1. Expect to hear Maria Callas — but not Sally Wingert — sing. Though Callas is heard in recordings, her character — played by Sally Wingert — does not sing. Her students, however — played by Kira Lace Hawkins, Kelsey Stark D'Emilio, and Benjamin Dutcher — do sing, and quite well.
2. Expect a beautiful venue. If you haven't been to the stunning recital hall at MacPhail, find an opportunity to do so. Designed by architect James Dayton, the space opened in 2008; it's an apt venue for this production.
3. Expect to bone up on your Callas history. The program has a two-page timeline of Callas's life; I found myself consulting it multiple times.
4. Expect to be curious about who "Ari" is. For the uninitiated: the "Ari" Callas repeatedly mentions is Aristotle Onassis, the Greek magnate who had an affair with Callas until Onassis broke it off to marry Jacqueline Kennedy. ("There [was] just a natural curiosity," explained Onassis about the circumstances under which he and Callas hooked up. "After all, we were the most famous Greeks alive in the world.")
5. Expect Ivey buzz for Wingert, who excels in this showcase role that's been played by Tyne Daly, Patti LuPone, and Faye Dunaway. The Ivey Awards, though, could hardly honor Wingert any more than they already have; at last month's ceremony, Wingert was honored for her performances in four (!) different roles last year.
6. Expect some sweet 70s duds. The play is inspired by master classes Callas taught at Juilliard in the early 70s, and costume designer Willene Mangham has fun recreating the era — especially with the colorful costume worn by Hawkins.

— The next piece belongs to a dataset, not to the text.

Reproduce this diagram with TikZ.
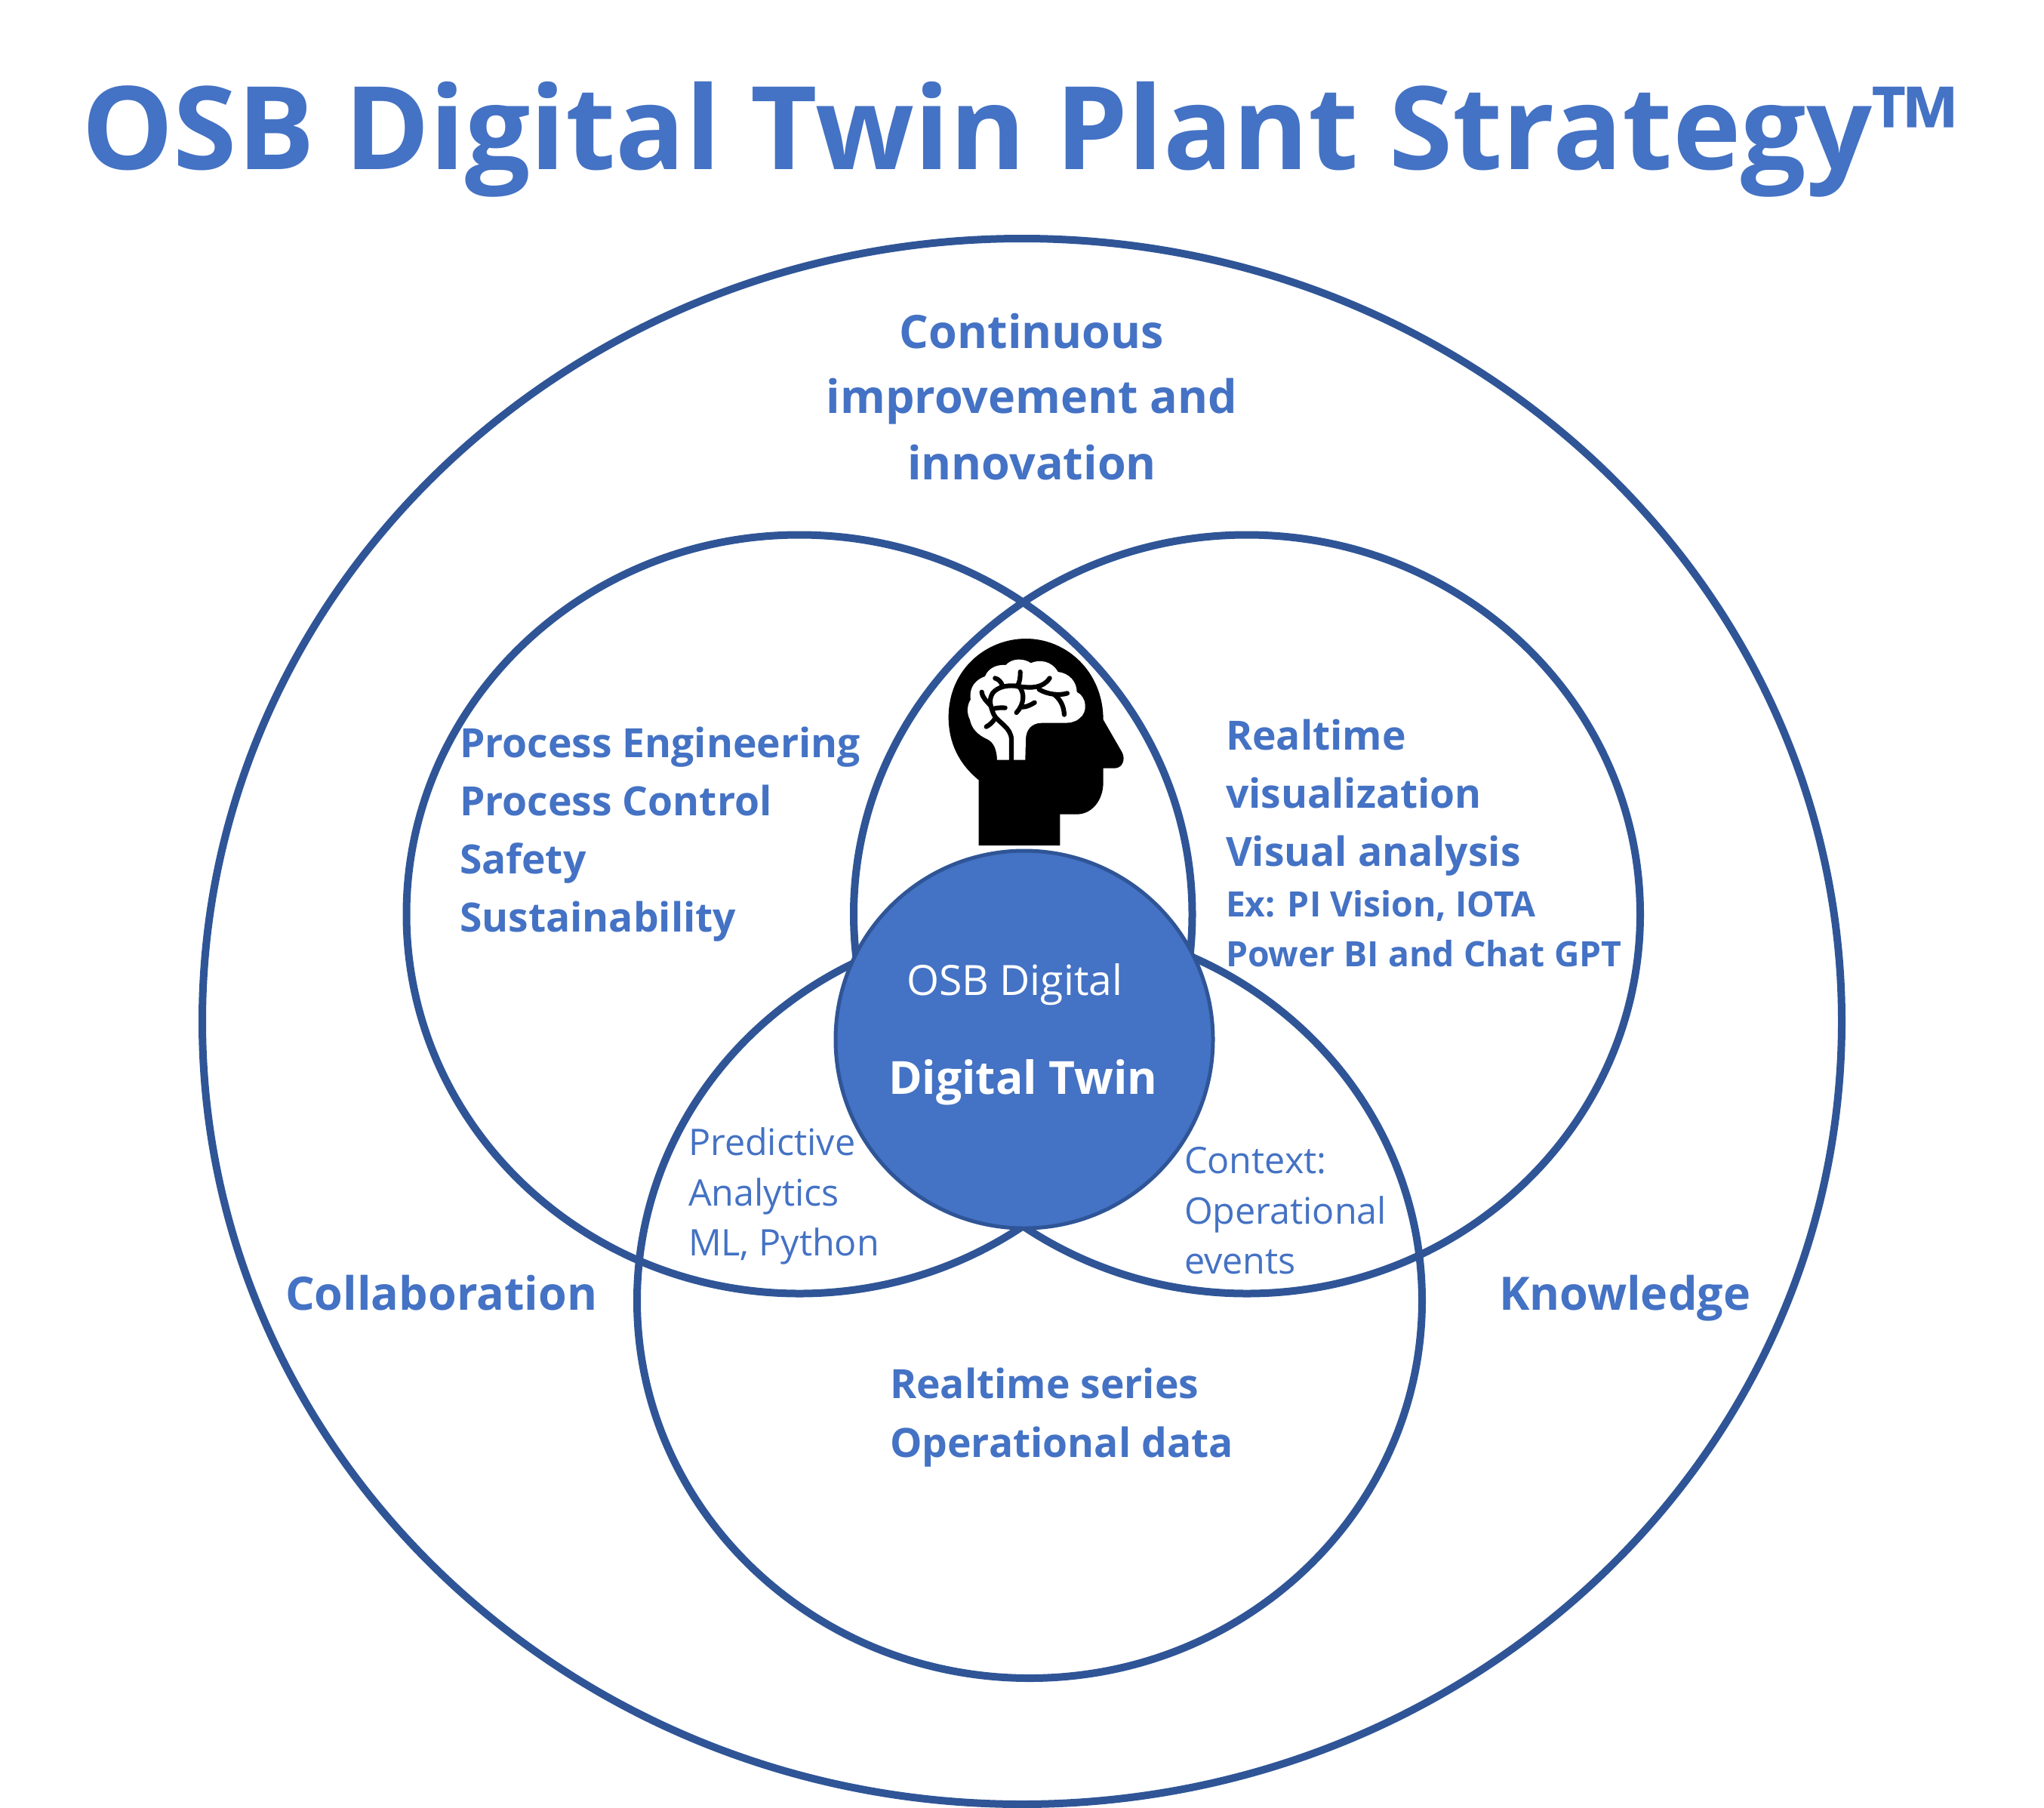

7. Expect to reach for some opera afterwards. The three selections performed in Master Class are Amina's sleepwalking aria from Bellini's La sonnambula, Lady Macbeth's aria "Vieni! t'affretta" from Verdi's Macbeth, and Mario Cavaradossi's aria in the first act of Puccini's Tosca.
8. Expect to argue about the script. Master Class won the 1996 Tony Award for Best Play, but some think it hasn't aged well: "Master Class is not, by even a generous reckoning, a very good play, though it can be an entertaining one," wrote Ben Brantley recently in the New York Times. "Mr. McNally (whose earlier Lisbon Traviata, which took a more indirect look at Callas, is a very good play) is an opera buff who here mixed a passionate fan's knowledge of myth, gossip and music into one pulpy, Broadway-ripe package."
Master Class plays through Nov. 9. Among the scheduled post-show discussions is an Oct. 23 conversation with Classical MPR's Julie Amacher. At 8:45 a.m. on Oct. 16, listen as Wingert, Hawkins, and director Peter Rothstein join John Birge on Classical MPR to talk about Master Class and perform selections from the show.